Material:
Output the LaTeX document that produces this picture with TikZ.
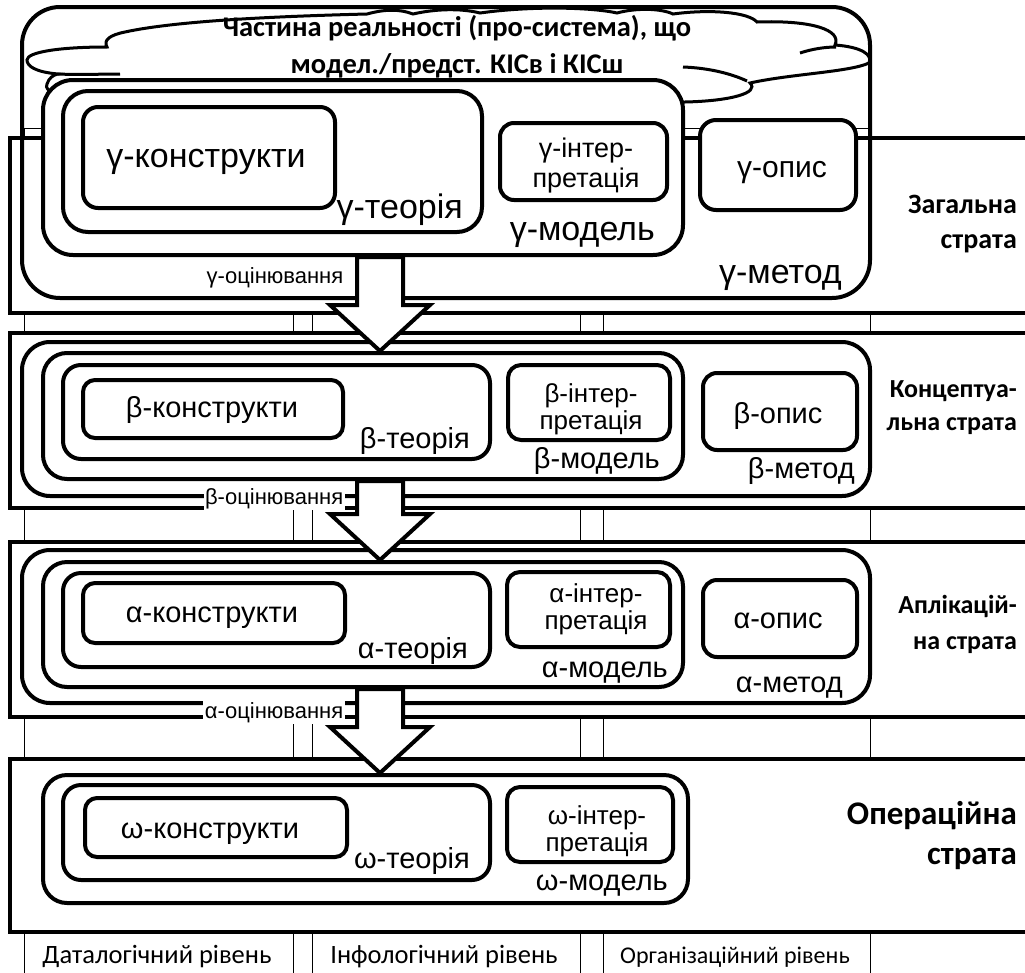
\documentclass[tikz,border=0pt]{standalone}
\usepackage{fontspec}
\setmainfont{Liberation Sans}
\newfontfamily\calfont{Carlito}
\usetikzlibrary{fit,calc}

\newcommand\gsz{\fontsize{34}{38}\selectfont}
\newcommand\bsz{\fontsize{29}{34}\selectfont}
\newcommand\gisz{\fontsize{27}{30}\selectfont}
\newcommand\bisz{\fontsize{26}{27}\selectfont}
% block arrow between strata: from the bottom of one model to the top of the next
\newcommand\strarrow[2]{%
  \draw[bigarrow] ($(ax |- #1.south)+(-23,0)$) -- ($(ax |- #2.north)+(-23,-46)$)
    -- ($(ax |- #2.north)+(-50,-46)$) -- (ax |- #2.north)
    -- ($(ax |- #2.north)+(50,-46)$) -- ($(ax |- #2.north)+(23,-46)$)
    -- ($(ax |- #1.south)+(23,0)$) -- cycle;}

\begin{document}
\begin{tikzpicture}[x=1pt,y=-1pt,
tabline/.style={line width=0.9pt},
stratbox/.style={draw,line width=3.5pt,fill=white,inner sep=0pt},
rbox/.style={draw,line width=4pt,fill=white,inner sep=0pt,rounded corners=#1},
metbox/.style={rbox=#1,fill=none},
cloudline/.style={draw,line width=3pt,fill=white},
crease/.style={line width=3pt},
bigarrow/.style={line width=4pt,fill=white,line join=miter},
txt/.style={inner sep=0pt,anchor=base},
two/.style={inner sep=0pt,align=center},
lbl/.style={inner sep=0pt,anchor=base east},
evl/.style={inner sep=1.5pt,fill=white,anchor=base east,font=\fontsize{22}{24}\selectfont},
strat/.style={inner sep=0pt,align=right,anchor=east},
level/.style={inner sep=0pt,anchor=base,font=\calfont\fontsize{26.5}{30}\selectfont}]
\clip (0,0) rectangle (1025,972);
\fill[white] (0,0) rectangle (1025,972);
\coordinate (ax) at (380,0);

% table of levels
\foreach \x in {24,293,312,580,603,870} \draw[tabline] (\x,128) -- (\x,980);
\draw[tabline] (24,128) -- (870,128);

% strata
\node[stratbox,fit={(10,138)(1040,313)}] (sg) {};
\node[stratbox,fit={(10,333)(1040,508)}] (sb) {};
\node[stratbox,fit={(10,542)(1040,717)}] (sa) {};
\node[stratbox,fit={(10,759)(1040,932)}] (so) {};

% gamma
\node[metbox=38pt,fit={(22,7)(870,298)}] (gmet) {};
\path[cloudline] (80,101) .. controls (62,97) and (43,92) .. (47,84)
  .. controls (49,78) and (53,75) .. (58,74)
  .. controls (35,72) and (27,66) .. (27,60)
  .. controls (27,52) and (60,47) .. (107,47)
  .. controls (103,40) and (110,35) .. (125,32)
  .. controls (180,20) and (290,16) .. (367,14)
  .. controls (385,9) and (400,9) .. (413,14)
  .. controls (435,9) and (460,8) .. (480,13)
  .. controls (530,6) and (590,7) .. (617,13)
  .. controls (635,8) and (660,8) .. (673,14)
  .. controls (710,9) and (748,12) .. (757,22)
  .. controls (812,20) and (842,30) .. (835,45)
  .. controls (862,47) and (873,55) .. (869,63)
  .. controls (850,72) and (790,74) .. (750,83)
  .. controls (760,93) and (730,101) .. (685,102)
  -- cycle;
\draw[crease] (58,74) .. controls (80,75) and (100,74) .. (120,74);
\draw[crease] (800,53) .. controls (812,49) and (825,47) .. (836,47);
\draw[crease] (683,67) .. controls (710,68) and (732,74) .. (747,81);
\node[two,font=\calfont\bfseries\fontsize{28.5}{37}\selectfont] (real) at (457,47)
  {Частина реальності (про-система), що\\модел./предст. КІСв і КІСш};
\node[rbox=30pt,fit={(43,80)(683,255)}] (gmod) {};
\node[rbox=25pt,fit={(63,91)(482,232)}] (gteo) {};
\node[rbox=15pt,fit={(83,107)(335,208)}] (gcon) {};
\node[rbox=14pt,fit={(500,123)(667,200)}] (gint) {};
\node[rbox=16pt,fit={(700,120)(856,210)}] (gops) {};
\node[txt,font=\gsz] (gcont) at (206,167) {γ-конструкти};
\node[two,font=\gisz] (gintt) at (586,166) {γ-інтер-\\претація};
\node[txt,font=\fontsize{30}{34}\selectfont] (gopst) at (782,177) {γ-опис};
\node[lbl,font=\gsz] (gteot) at (463,218) {γ-теорія};
\node[lbl,font=\gsz] (gmodt) at (655,240) {γ-модель};
\node[lbl,font=\gsz] (gmett) at (842,283) {γ-метод};
\node[evl] (gev) at (345,283) {γ-оцінювання};
\node[strat,font=\calfont\bfseries\fontsize{28}{35}\selectfont] (lg) at (1017,224) {Загальна\\страта};

% beta
\node[metbox=28pt,fit={(22,342)(870,496)}] (bmet) {};
\node[rbox=24pt,fit={(43,353)(683,479)}] (bmod) {};
\node[rbox=18pt,fit={(63,365)(490,459)}] (bteo) {};
\node[rbox=12pt,fit={(83,380)(343,438)}] (bcon) {};
\node[rbox=13pt,fit={(508,365)(670,440)}] (bint) {};
\node[rbox=14pt,fit={(703,373)(857,450)}] (bops) {};
\node[txt,font=\bsz] (bcont) at (212,417) {β-конструкти};
\node[two,font=\bisz] (bintt) at (591,409) {β-інтер-\\претація};
\node[txt,font=\bsz] (bopst) at (778,423) {β-опис};
\node[lbl,font=\bsz] (bteot) at (470,448) {β-теорія};
\node[lbl,font=\bsz] (bmodt) at (660,468) {β-модель};
\node[lbl,font=\bsz] (bmett) at (855,478) {β-метод};
\node[evl] (bev) at (345,504) {β-оцінювання};
\node[strat,font=\calfont\bfseries\fontsize{26}{33}\selectfont] (lb) at (1017,408) {Концептуа-\\льна страта};

% alpha
\node[metbox=28pt,fit={(22,550)(870,703)}] (amet) {};
\node[rbox=24pt,fit={(43,562)(683,687)}] (amod) {};
\node[rbox=18pt,fit={(63,573)(490,667)}] (ateo) {};
\node[rbox=12pt,fit={(83,583)(345,643)}] (acon) {};
\node[rbox=13pt,fit={(507,572)(670,647)}] (aint) {};
\node[rbox=14pt,fit={(703,580)(857,657)}] (aops) {};
\node[txt,font=\bsz] (acont) at (212,622) {α-конструкти};
\node[two,font=\bisz] (aintt) at (596,609) {α-інтер-\\претація};
\node[txt,font=\bsz] (aopst) at (778,628) {α-опис};
\node[lbl,font=\bsz] (ateot) at (468,658) {α-теорія};
\node[lbl,font=\bsz] (amodt) at (668,677) {α-модель};
\node[lbl,font=\bsz] (amett) at (843,692) {α-метод};
\node[evl] (aev) at (345,718) {α-оцінювання};
\node[strat,font=\calfont\bfseries\fontsize{26}{36}\selectfont] (la) at (1017,624) {Аплікацій-\\на страта};

% omega
\node[rbox=24pt,fit={(43,775)(688,903)}] (omod) {};
\node[rbox=18pt,fit={(63,785)(490,880)}] (oteo) {};
\node[rbox=12pt,fit={(85,798)(347,857)}] (ocon) {};
\node[rbox=13pt,fit={(507,787)(673,862)}] (oint) {};
\node[txt,font=\bsz] (ocont) at (210,838) {ω-конструкти};
\node[two,font=\bisz] (ointt) at (597,831) {ω-інтер-\\претація};
\node[lbl,font=\bsz] (oteot) at (470,868) {ω-теорія};
\node[lbl,font=\bsz] (omodt) at (668,890) {ω-модель};
\node[strat,font=\calfont\bfseries\fontsize{33}{40}\selectfont] (lo) at (1017,836) {Операційна\\страта};

% passing down the strata
\strarrow{gmod}{bmod}
\strarrow{bmod}{amod}
\strarrow{amod}{omod}

% levels
\node[level] (dl) at (157,963) {Даталогічний рівень};
\node[level] (il) at (444,963) {Інфологічний рівень};
\node[level,font=\calfont\fontsize{24}{27}\selectfont] (ol) at (735,963) {Організаційний рівень};
\end{tikzpicture}
\end{document}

Task description: Reproduce exactly the run of lines that opens the listing and closes with the line holding "-- ($(ax |- #1.south)+(23,0)$)". Pictures are excluded.

Solution for this task:
Output the LaTeX document that produces this picture with TikZ.
\documentclass[tikz,border=0pt]{standalone}
\usepackage{fontspec}
\setmainfont{Liberation Sans}
\newfontfamily\calfont{Carlito}
\usetikzlibrary{fit,calc}

\newcommand\gsz{\fontsize{34}{38}\selectfont}
\newcommand\bsz{\fontsize{29}{34}\selectfont}
\newcommand\gisz{\fontsize{27}{30}\selectfont}
\newcommand\bisz{\fontsize{26}{27}\selectfont}
% block arrow between strata: from the bottom of one model to the top of the next
\newcommand\strarrow[2]{%
  \draw[bigarrow] ($(ax |- #1.south)+(-23,0)$) -- ($(ax |- #2.north)+(-23,-46)$)
    -- ($(ax |- #2.north)+(-50,-46)$) -- (ax |- #2.north)
    -- ($(ax |- #2.north)+(50,-46)$) -- ($(ax |- #2.north)+(23,-46)$)
    -- ($(ax |- #1.south)+(23,0)$) -- cycle;}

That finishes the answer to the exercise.